Terraform has generated configuration and written it to generated.tf.
Open generated.tf, review it, and move the block into your real .tf files. Generated config is a starting point — it may include read-only computed attributes you should remove and inline policy JSON you may want to refactor into a variable or aws_iam_policy_document data source.
Warning: Generated config is best-effort. Always run
terraform planagain after editing it and confirm the plan shows0 to changebefore applying to production.
Importing with the CLI command
When you need a quick, scripted import — or are on a pre-1.5 version — use the command. You still must write the resource block first:
terraform import aws_s3_bucket.assets acme-prod-assets
For resources inside modules or count/for_each collections, address them explicitly and quote the address so your shell does not interpret the brackets:
terraform import 'module.network.aws_subnet.private["us-east-1a"]' subnet-0ab12cd34ef56789a
Unlike the import block, this command mutates state immediately with no plan step, so verify state afterward with terraform plan.

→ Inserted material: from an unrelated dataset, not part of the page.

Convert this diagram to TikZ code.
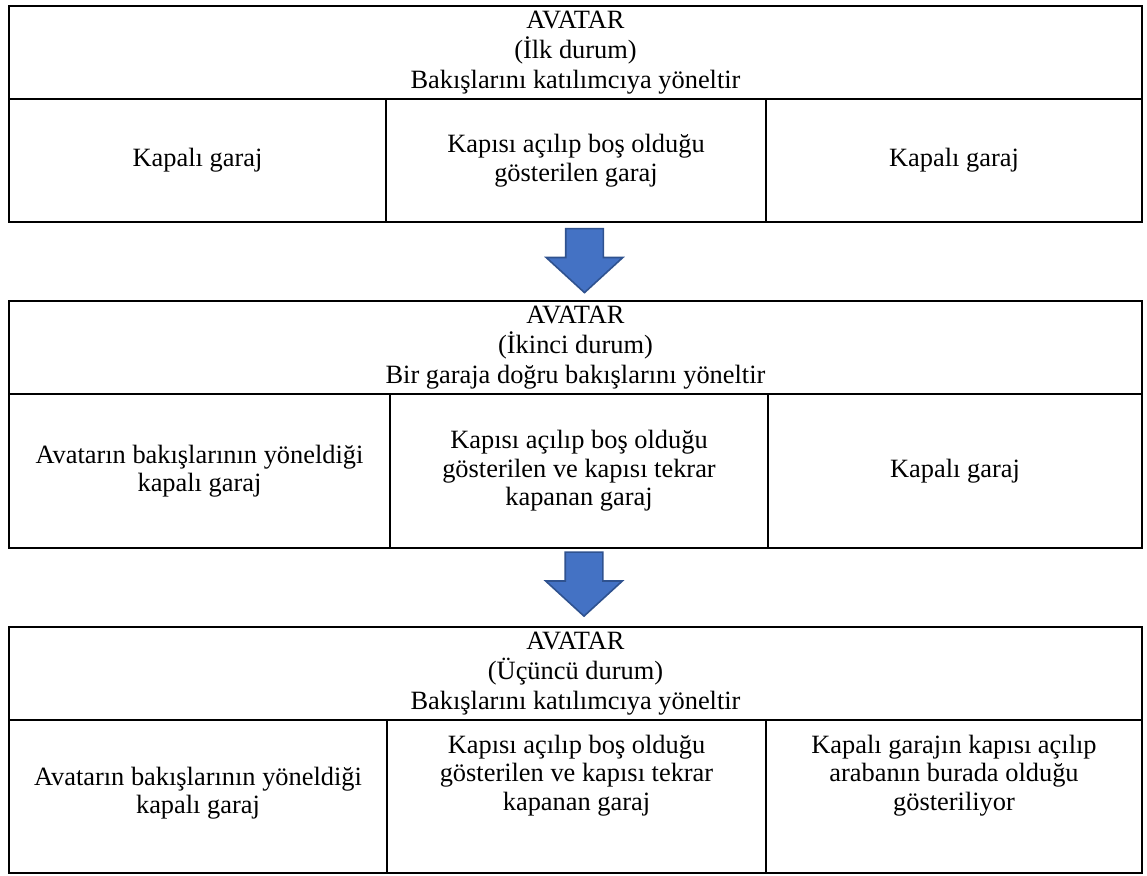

Finding the right import ID
The hardest part of importing is usually the ID format, which is provider- and resource-specific. The S3 bucket uses its name, an EC2 instance uses its instance ID (i-1234567890abcdef0), and a route table association uses a compound route-table-id/subnet-id. Always check the resource’s documentation under the “Import” heading for the exact syntax.
Best practices
- Prefer
importblocks over the CLI command — they are reviewable, plannable, and safe to run in CI. - Always run
terraform planafter importing and keep iterating on config until the plan shows0 to change. - Use
-generate-config-outfor large resources, then prune computed-only and read-only attributes from the output. - Import into a non-production workspace or a copy of state first if you are unsure about the ID or attribute mapping.
- Group import blocks in a dedicated file and remove them once merged to keep your configuration clean.
- Quote resource addresses that contain
[]to avoid shell globbing surprises. - Back up your state (or rely on a locked remote backend) before bulk imports.